The design team at Cosgrove Hall

Ken Clark.

The Design Team prepare layouts and experiment with light, shade and colour. Ken Clark investigates.

Layouts show the field of view and the movement of camera and characters, while exercising a strong measure of control, unifying the separate pieces of the picture and guiding the team towards a common goal. It could be said that layouts are the construction lines, the skeleton outline on which they hang action, colour and sound. And it all begins in the Design Team’s studio. Here I met John Geering.

John Geering, Head of the Design Team

The front cover featured a picture from this article. Click the pic to see a larger version.

John is an experienced freelance illustrator working on the Dandy and Beezer comics, and in particular he helped introduce and establish the BananaMan character. He is Head of the Design Team.

KC: How do you approach a new production?

JG: At the start of our work on The BFG Brian Cosgrove discussed the style of the film with us, deciding on a realistic, rather than unrealistic approach to the settings. At first we tried a variety of different mediums, gouache, air brush technique and water colour. As soon as Brian saw the experiment with water colours he said, “That’s it. That is the style. I want all the backgrounds to have that feel.”

None of us are, strictly speaking, background artists, we are designers. The Design Team for The BFG work on characters and sets. As well as designing Dreamland and Giantland we had to determine such things as why a character lived in a volcano, everything had to be rationalised. Establishing colours, styles, constructional details, graphic embellishments, and solving all the other pictorial problems throughout the film, took about 18 months. Then with the script completed and the track recorded, we were able to get down to painting the backgrounds and making the film.

Duckula’s castle. ©Cosgrove HaIl 1986.

Painting backgrounds for feature films is an art in itself, isn’t it. The expertise required is comparable to that of a good landscape artist.

Yes, but there is more to it than that. The length of time it will appear on the screen is an important consideration, because an audience needs time to take in all the visual information. If a background is on screen for a short time, all you require is suggestive detail. The sets must never overshadow the performers acting within them. They must compliment the action. The exception to this is when you are establishing a scene, or an atmosphere, before the actors enter the picture.

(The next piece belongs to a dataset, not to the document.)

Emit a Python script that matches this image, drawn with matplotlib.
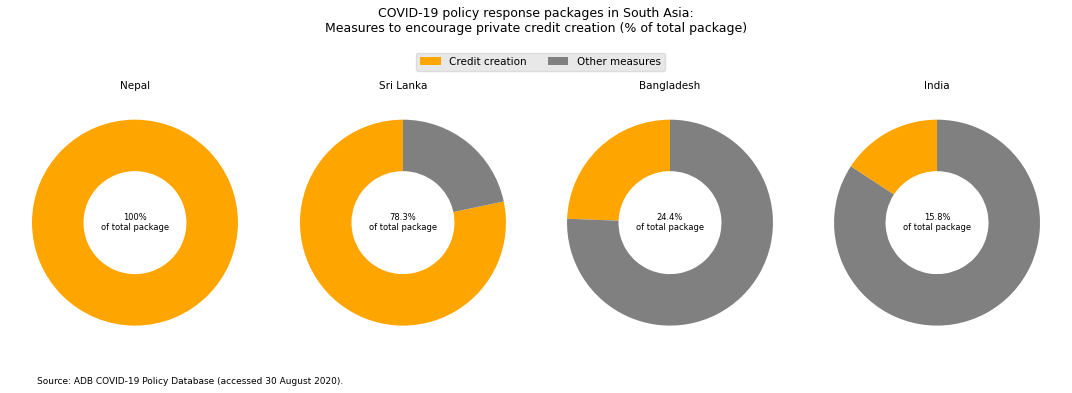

We have introduced an ‘out of focus’ effect to foreground details, background details, or both, which has been very exciting and pleasing to do. It is ‘suggestive’ painting, in the sense that you are not required to slavishly attend to every tiny detail in each and every scene. For example, if a character is in close-up, a street light can be suggested by a blob of light colour applied with an airbrush, which takes a short time to complete. There is a perfect example of what I mean in Disney’s Bambi, it is a long pan strip from Bambi’s first walk in the forest with Thumper and his little friends. The acting areas were carefully drawn but as they ran from one working area to another, detail virtually vanished into airbrushed patches of greens with isolated clumps of feathery grass which helped to convey an impression of speed.

When I do a background I am painting for the camera. If I were painting a picture to hang on a wall, I would use a different technique, there would be a lot more detail throughout. For film, sharp detail is kept on the level containing the actors while the foreground and far-background detail is softened. It is the same as the live-action technique where the cameraman has the performers in focus while the remainder of the scene drops out of focus. They deliberately open the lens stop to reduce the depth of sharp focus.

You can also draw the audiences’ attention to the action by painting the acting areas in a lighter colour. In some scenes you may want the picture to convey a sense of distance and there are ways of painting that will achieve this effect on film.

If you are establishing a scene, say of a town, and it is going to be onscreen for longer than ten seconds, then you will want something quite detailed while not forgetting to keep the close foreground a little out of focus, to fool the eye with an illusion of depth. The trick is knowing when to put in the detail and when to leave it alone.

In the end it comes down to style – the ‘look’ you are trying to achieve and maintain throughout the production. It may be realistic, or magic, or a graphic style, whichever it is you have to understand the use of colour, perspective is important, unless the style dictates otherwise, and you have to remember the acting areas.

Are you restricted in any way by the colour reproduction of the film-stock?

Not at all. Our present stock is so sensitive we know that what we paint – we get. If we are worried about a particular background, for example a night scene may look too dark, a test is shot before a decision is made on any changes.

At the moment I am working on a short film in my own time. I have been given permission to use studio facilities to put a few of my ideas on film. Brian and Mark encourage experimentation, and the very healthy atmosphere in their studio is the direct result of that. They want people to be happy and relaxed because they realise they will then give of their best.

We must not stop learning, or playing, or having dreams and ideas, it is the only way we will advance. What I like about animation is you can create your own worlds. You can do anything you like, because there are no hard and fast parameters.